Русские мыслители | страница 35



Несгибаемое упрямство царя ускорило нравственный кризис, окончательно разделивший твердокаменных оппо­зиционеров с оппортунистами: оппозиционеры еще больше спрятались в свой черепаший панцирь; впрочем, это можно сказать касаемо обоих лагерей. И славянофилы, отвергав­шие все западное — подобно Аксакову и Самарину, и мате­риалисты, безбожники и поборники западных научных идей — подобные Чернышевскому, Добролюбову и Писа­реву, все глубже погружались в чисто русские национальные и общественные вопросы, особенно в крестьянский вопрос. Обсуждали невежество крестьянина, его нищету; особен­ности общинной жизни и их исторические корни, эконо­мическое будущее деревни.

Либералы 1840-х искренне сострадали крестьянским бедам или возмущались ими: крепостное право долго выступало острейшей социальной проблемой, повсеместно признава­лось великим злом. Но сколь бы ни волновали русских либе­ралов новейшие общественные и философские веяния, доле­тавшие с Запада, им не хотелось тратить время на подробное и скучное исследование истинных условий сельской жизни, множества неизученных социальных и экономических све­дений, столь поверхностно изложенных де Кюстином — или, позднее и обстоятельнее, Гакстгаузеном. Тургенев до некоторой степени пробудил интерес к повседневному кре­стьянскому быту, издав реалистические «Записки охотника». Григорович тронул и Белинского, и Достоевского своими трагическими, однако, на позднейший читательский вкус, безжизненными и слащавыми описаниями мужицкого оби­хода в «Деревне» и «Антоне-Горемыке», опубликованными в 1847-м.
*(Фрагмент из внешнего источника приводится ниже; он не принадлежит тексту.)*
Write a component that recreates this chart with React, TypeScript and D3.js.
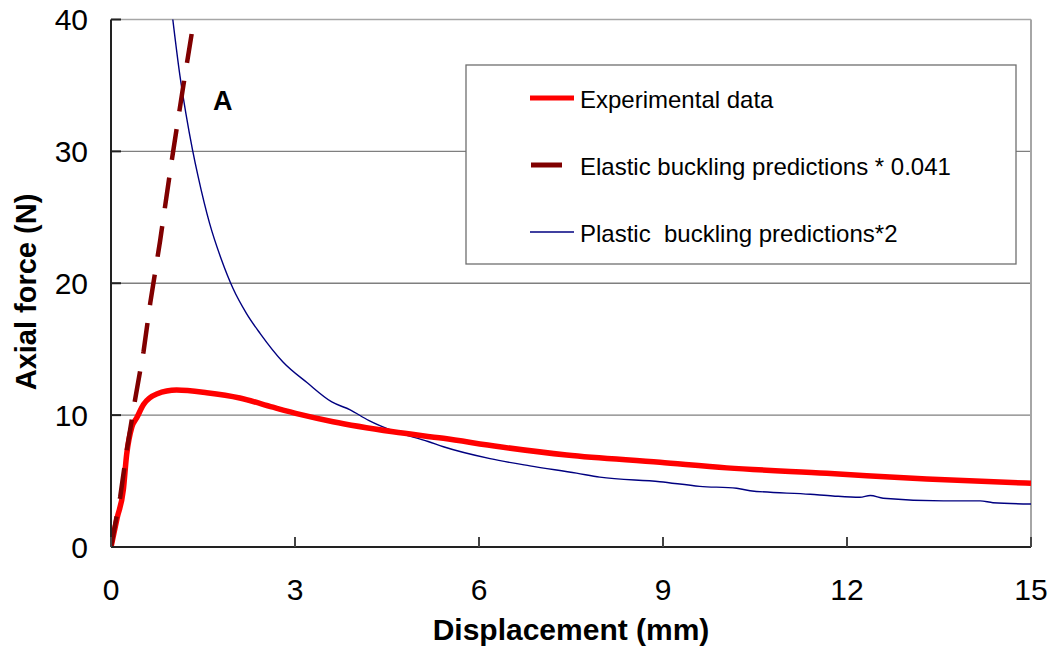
import React from "react";
import * as d3 from "d3";

const xTicks = [0, 3, 6, 9, 12, 15];
const yTicks = [0, 10, 20, 30, 40];

const experimentalX = [0, 0.1, 0.2, 0.255, 0.34, 0.42, 0.53, 0.745, 1.07, 1.56, 2.1, 2.64, 3.08, 3.62, 4.6, 5.42, 6.34, 7.43, 8.95, 10.04, 11.67, 13.3, 15];
const experimentalY = [0, 2.2, 4.3, 7.0, 9.1, 9.8, 10.8, 11.6, 11.9, 11.7, 11.3, 10.6, 10.06, 9.5, 8.74, 8.24, 7.6, 6.97, 6.42, 6.0, 5.59, 5.15, 4.83];

const elasticX = [0, 0.15, 0.26, 0.39, 0.53, 0.64, 0.8, 0.99, 1.18, 1.315];
const elasticY = [0, 3.8, 7.4, 11.1, 14.8, 18.5, 23.2, 29.3, 35.0, 38.9];

const plasticX = [1.0, 1.125, 1.22, 1.33, 1.42, 1.61, 1.8, 1.99, 2.21, 2.43, 2.8, 3.2, 3.6, 3.9, 4.2, 4.6, 5.17, 5.42, 6.18, 6.83, 7.59, 7.97, 8.95, 9.6, 10.2, 10.42, 11.4, 11.77, 12.21, 12.38, 12.59, 13.57, 14.17, 14.38, 15];
const plasticY = [40.3, 35.7, 32.9, 30.1, 28.1, 24.5, 21.8, 19.6, 17.7, 16.2, 14.05, 12.45, 11.0, 10.4, 9.6, 8.8, 8.0, 7.6, 6.7, 6.15, 5.6, 5.3, 4.95, 4.6, 4.45, 4.27, 4.0, 3.87, 3.77, 3.9, 3.7, 3.5, 3.5, 3.36, 3.26];

const legendLabels = ["Experimental data", "Elastic buckling predictions * 0.041", "Plastic  buckling predictions*2"];

const FONT = "'Liberation Sans', Arial, sans-serif";

export default function App() {
  const W = 1062, H = 653;
  const L = 111, R = 1031, T = 19.5, B = 547;
  const x = d3.scaleLinear().domain([0, 15]).range([L, R]);
  const y = d3.scaleLinear().domain([0, 40]).range([B, T]);

  const zip = (xs: number[], ys: number[]) => xs.map((v, i) => [v, ys[i]] as [number, number]);
  const smooth = d3.line<[number, number]>().x(d => x(d[0])).y(d => y(d[1])).curve(d3.curveMonotoneX);
  const lin = d3.line<[number, number]>().x(d => x(d[0])).y(d => y(d[1]));

  const expPath = smooth(zip(experimentalX, experimentalY)) || "";
  const elaPath = lin(zip(elasticX, elasticY)) || "";
  const plaPath = smooth(zip(plasticX, plasticY)) || "";

  const legendY = [98, 165, 232];

  return (
    <svg width={W} height={H} style={{ position: "absolute", left: 0, top: 0, background: "#fff" }} fontFamily={FONT}>
      <defs>
        <clipPath id="plot">
          <rect x={L} y={T} width={R - L} height={B - T} />
        </clipPath>
      </defs>
      {yTicks.filter(t => t > 0).map(t => (
        <line key={"g" + t} x1={L} x2={R} y1={y(t)} y2={y(t)} stroke={t === 40 ? "#a6a6a6" : "#7f7f7f"} strokeWidth={1.3} />
      ))}
      <line x1={R} x2={R} y1={T} y2={B} stroke="#a6a6a6" strokeWidth={2} />
      <g clipPath="url(#plot)">
        <path d={plaPath} fill="none" stroke="#000080" strokeWidth={1.4} />
        <path d={expPath} fill="none" stroke="#ff0000" strokeWidth={5.5} strokeLinejoin="round" />
        <path d={elaPath} fill="none" stroke="#800000" strokeWidth={4.5} strokeDasharray="31,18" />
      </g>
      <line x1={L} x2={L} y1={T} y2={B} stroke="#222" strokeWidth={2} />
      <line x1={L} x2={R} y1={B} y2={B} stroke="#222" strokeWidth={2} />
      {yTicks.map(t => (
        <g key={"y" + t}>
          <line x1={L} x2={L + 10} y1={y(t)} y2={y(t)} stroke="#222" strokeWidth={2} />
          <text x={88} y={y(t)} dy="0.36em" textAnchor="end" fontSize={30} fill="#000">{t}</text>
        </g>
      ))}
      {xTicks.map(t => (
        <g key={"x" + t}>
          <line x1={x(t)} x2={x(t)} y1={B} y2={B - 10} stroke="#444" strokeWidth={2} />
          <text x={x(t)} y={600} textAnchor="middle" fontSize={30} fill="#000">{t}</text>
        </g>
      ))}
      <text x={(L + R) / 2} y={640} textAnchor="middle" fontSize={30} fontWeight="bold" fill="#000">Displacement (mm)</text>
      <text transform={`translate(36,${292}) rotate(-90)`} textAnchor="middle" fontSize={29} fontWeight="bold" fill="#000">Axial force (N)</text>
      <text x={213} y={110} fontSize={27} fontWeight="bold" fill="#000">A</text>
      <rect x={466} y={65} width={550} height={199} fill="#fff" stroke="#6f6f6f" strokeWidth={1.3} />
      <line x1={530} x2={574} y1={legendY[0]} y2={legendY[0]} stroke="#ff0000" strokeWidth={5} />
      <line x1={531} x2={562} y1={legendY[1]} y2={legendY[1]} stroke="#800000" strokeWidth={5} />
      <line x1={530} x2={574} y1={legendY[2]} y2={legendY[2]} stroke="#000080" strokeWidth={1.4} />
      {legendLabels.map((s, i) => (
        <text key={s} x={580} y={legendY[i] + 10} fontSize={24} fill="#000" style={{ whiteSpace: "pre" }}>{s}</text>
      ))}
    </svg>
  );
}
Но это было всего лишь поверхностной рябью. После 1849 года, когда Европу объяла реакция, а Россия ока­залась насильственно отчуждена от Запада, когда издалека доносился только слабый и жалобный голос Герцена, рус­ские интеллигенты, озабоченные общественными вопро­сами и выжившие при безвременье, посвятили свои острые и бесстрашные аналитические умы изучению истинных усло­вий, в коих жило подавляющее большинство соотечествен­ников. Десятилетием-двумя ранее России ощутимо грозила опасность навеки превратиться в интеллектуальную колонию, умственную иждивенку Берлина или Парижа — но теперь, очутившись в изоляции, Россия оказалась вынуждена вырабо­тать свой собственный взгляд на общество и политику.
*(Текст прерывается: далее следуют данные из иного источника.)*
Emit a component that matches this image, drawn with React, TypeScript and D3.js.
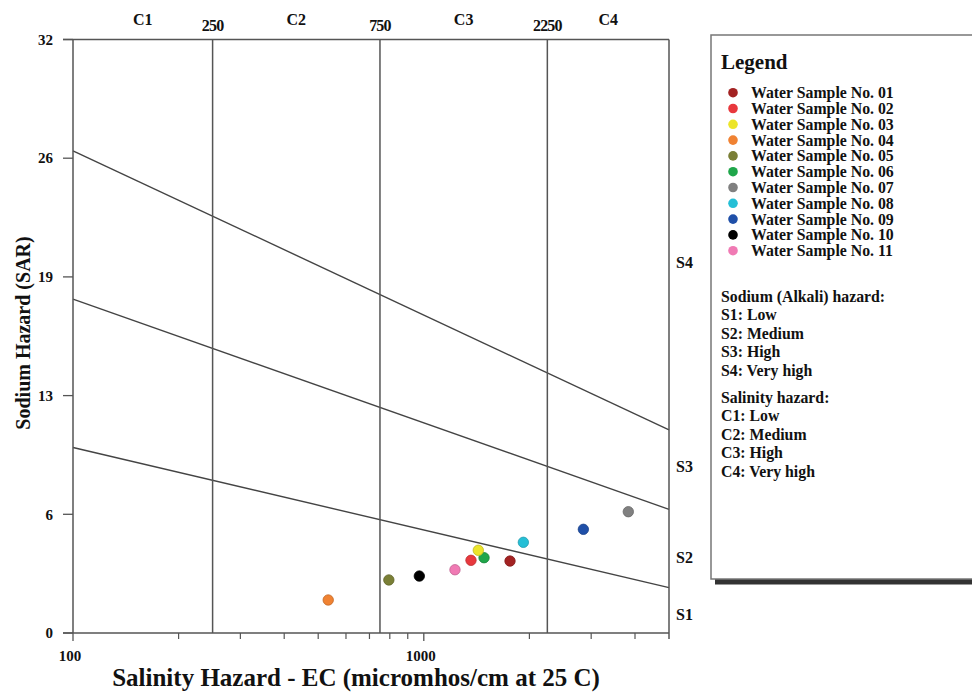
import React from "react";
import * as d3 from "d3";

// ---- data ----
const sampleNames = [
  "Water Sample No. 01", "Water Sample No. 02", "Water Sample No. 03", "Water Sample No. 04",
  "Water Sample No. 05", "Water Sample No. 06", "Water Sample No. 07", "Water Sample No. 08",
  "Water Sample No. 09", "Water Sample No. 10", "Water Sample No. 11",
];
const sampleEC = [1761, 1363, 1430, 534, 795, 1485, 3828, 1922, 2850, 971, 1227];
const sampleSAR = [3.88, 3.92, 4.46, 1.78, 2.86, 4.06, 6.54, 4.89, 5.59, 3.07, 3.41];
const sampleColors = [
  "#a32222", "#e8383d", "#ece52a", "#f08232", "#7a7f36", "#1fa64a",
  "#808080", "#25bfd6", "#1f4fa8", "#000000", "#f07ab4",
];

const ecBoundaries = [250, 750, 2250];
const ecBoundaryLabels = ["250", "750", "2250"];
const classEC = [158, 433, 1299, 3354];
const classLabels = ["C1", "C2", "C3", "C4"];

const boundaryEC = [100, 5000];
const boundaryS1S2 = [10.0, 2.45];
const boundaryS2S3 = [18.0, 6.67];
const boundaryS3S4 = [26.0, 10.95];

const sLabelSAR = [1.0, 4.1, 9.0, 20.0];
const sLabels = ["S1", "S2", "S3", "S4"];

const yTickValues = [0, 6.4, 12.8, 19.2, 25.6, 32];
const yTickLabels = ["0", "6", "13", "19", "26", "32"];
const xMinorTicks = [200, 300, 400, 500, 600, 700, 800, 900, 2000, 3000, 4000];
const xMajorTicks = [100, 1000];

const sodiumLines = ["Sodium (Alkali) hazard:", "S1: Low", "S2: Medium", "S3: High", "S4: Very high"];
const salinityLines = ["Salinity hazard:", "C1: Low", "C2: Medium", "C3: High", "C4: Very high"];

const FONT = "'Liberation Serif', 'Times New Roman', serif";

export default function App() {
  const left = 73, right = 669, top = 39.5, bottom = 633;
  const x = d3.scaleLog().domain([100, 5000]).range([left, right]);
  const y = d3.scaleLinear().domain([0, 32]).range([bottom, top]);
  const line = d3.line<[number, number]>().x((d) => x(d[0])).y((d) => y(d[1]));
  const boundaries = [boundaryS1S2, boundaryS2S3, boundaryS3S4];
  const order = d3.range(sampleNames.length).reverse();

  const lgX = 711, lgY = 35, lgBottom = 579;

  return (
    <svg width={972} height={692} style={{ position: "absolute", left: 0, top: 0, background: "#fff" }}
      fontFamily={FONT} fontWeight="bold">
      <rect x={0} y={0} width={972} height={692} fill="#fff" />
      {/* boundary sodium lines */}
      {boundaries.map((b, i) => (
        <path key={i} d={line(boundaryEC.map((e, j) => [e, b[j]] as [number, number])) || ""}
          fill="none" stroke="#444" strokeWidth={1.4} />
      ))}
      {/* salinity verticals */}
      {ecBoundaries.map((e, i) => (
        <line key={i} x1={x(e)} x2={x(e)} y1={top} y2={bottom} stroke="#555" strokeWidth={1.5} />
      ))}
      {/* frame */}
      <line x1={left - 10} x2={right} y1={top} y2={top} stroke="#555" strokeWidth={1.5} />
      <line x1={left - 10} x2={right} y1={bottom} y2={bottom} stroke="#555" strokeWidth={1.5} />
      <line x1={left} x2={left} y1={top} y2={bottom} stroke="#555" strokeWidth={1.5} />
      <line x1={right} x2={right} y1={top} y2={bottom + 6} stroke="#555" strokeWidth={1.5} />
      {/* y ticks */}
      {yTickValues.map((v, i) => (
        <g key={i}>
          <line x1={left - 10} x2={left} y1={y(v)} y2={y(v)} stroke="#555" strokeWidth={1.3} />
          <text x={left - 20} y={y(v)} dy="0.35em" textAnchor="end" fontSize={15} fill="#111">{yTickLabels[i]}</text>
        </g>
      ))}
      {/* x ticks */}
      {xMinorTicks.map((v, i) => (
        <line key={i} x1={x(v)} x2={x(v)} y1={bottom} y2={bottom + 6} stroke="#555" strokeWidth={1.2} />
      ))}
      {xMajorTicks.map((v, i) => (
        <g key={i}>
          <line x1={x(v)} x2={x(v)} y1={bottom} y2={bottom + 8} stroke="#555" strokeWidth={1.3} />
          <text x={x(v) - 3} y={656} dy="0.35em" textAnchor="middle" fontSize={15} fill="#111">{d3.format("d")(v)}</text>
        </g>
      ))}
      {/* top labels */}
      {ecBoundaries.map((e, i) => (
        <text key={i} x={x(e)} y={25} dy="0.35em" textAnchor="middle" fontSize={16} fill="#111" letterSpacing={-0.8}>{ecBoundaryLabels[i]}</text>
      ))}
      {classEC.map((e, i) => (
        <text key={i} x={x(e)} y={19} dy="0.35em" textAnchor="middle" fontSize={16} fill="#111">{classLabels[i]}</text>
      ))}
      {/* S labels */}
      {sLabelSAR.map((v, i) => (
        <text key={i} x={676} y={y(v)} dy="0.35em" fontSize={16} fill="#111">{sLabels[i]}</text>
      ))}
      {/* points */}
      {order.map((i) => (
        <circle key={i} cx={x(sampleEC[i])} cy={y(sampleSAR[i])} r={5.2} fill={sampleColors[i]}
          stroke={d3.color(sampleColors[i])!.darker(0.6).formatHex()} strokeWidth={0.8} />
      ))}
      {/* axis titles */}
      <text transform={`translate(23,333) rotate(-90)`} dy="0.35em" textAnchor="middle" fontSize={20} fill="#111">Sodium Hazard (SAR)</text>
      <text x={356} y={677} dy="0.35em" textAnchor="middle" fontSize={25} fill="#111">Salinity Hazard - EC (micromhos/cm at 25 C)</text>
      {/* legend */}
      <rect x={lgX + 4} y={lgBottom} width={300} height={5.5} fill="#333" />
      <rect x={lgX} y={lgY} width={300} height={lgBottom - lgY} fill="#fff" stroke="#777" strokeWidth={1.5} />
      <text x={721} y={62} dy="0.35em" fontSize={21} fill="#111">Legend</text>
      {sampleNames.map((n, i) => (
        <g key={i}>
          <circle cx={733} cy={92.7 + i * 15.8} r={4.8} fill={sampleColors[i]} />
          <text x={751} y={92.7 + i * 15.8} dy="0.35em" fontSize={15.8} fill="#111">{n}</text>
        </g>
      ))}
      {sodiumLines.map((t, i) => (
        <text key={i} x={721} y={296 + i * 18.5} dy="0.35em" fontSize={15.8} fill="#111">{t}</text>
      ))}
      {salinityLines.map((t, i) => (
        <text key={i} x={721} y={397 + i * 18.5} dy="0.35em" fontSize={15.8} fill="#111">{t}</text>
      ))}
    </svg>
  );
}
Резкая перемена в критике 1860-х и 1870-х годов—грубый, материалистический, «нигилистический» тон — объясняется не только изменениями промышленных и общественных усло­вий, породившими новый класс и новые повадки и в Европе, и в России, а—по крайности, ничуть не меньше—тюремными стенами, в коих Николай I замкнул жизни своих мысливших подданных. Последнее обстоятельство привело к резкому разрыву с утонченной цивилизованностью минувших лет, с былым равнодушием к политике; шкуры стали дублеными повсеместно, политические и общественные различия обо­стрились. Пропасть между правыми и левыми — учениками Достоевского и Каткова, последователями Чернышевского и Бакунина — типических радикальных интеллигентов, какими они являлись в 1848-м, расширилась и углубилась донельзя. Со временем выступила на сцену многочисленная и все разраставшаяся армия профессиональных революционе­ров, осознававших — даже чересчур хорошо осознававших — чисто русские особенности стоявших перед ними задач и подыскивавших чисто русские решения. Насильственно отсеченные от общеевропейского развития (с коим, правда, их история имела очень мало общего), увидевшие банкротство европейских борцов за свободу, пришедшее после 1848-го, они черпали силу в той самой суровой дисциплине, что родилась меж русскими революционерами благодаря, кос­венным образом, европейскому краху. С тех пор русские радикалы пришли к убеждению: идеи и агитация, начисто не подкрепленные материальной силой, заведомо обречены провалу. Радикалы приняли эту аксиому и отвергли сенти­ментальный либерализм, избежавши расплаты за свое осво­бождение — горького личного разочарования и беспомощ­ной досады, — а эта расплата оказалась непомерна для многих западных радикалов-идеалистов. Русские радикалы выучи­лись на чужом примере, не угашая собственного внутрен­него огня. Опыт, накопленный обеими сторонами в борьбе, длившейся долгие темные годы, стал решающим фактором, сделавшим дальнейшее русское революционное движение непреклонным и непримиримым.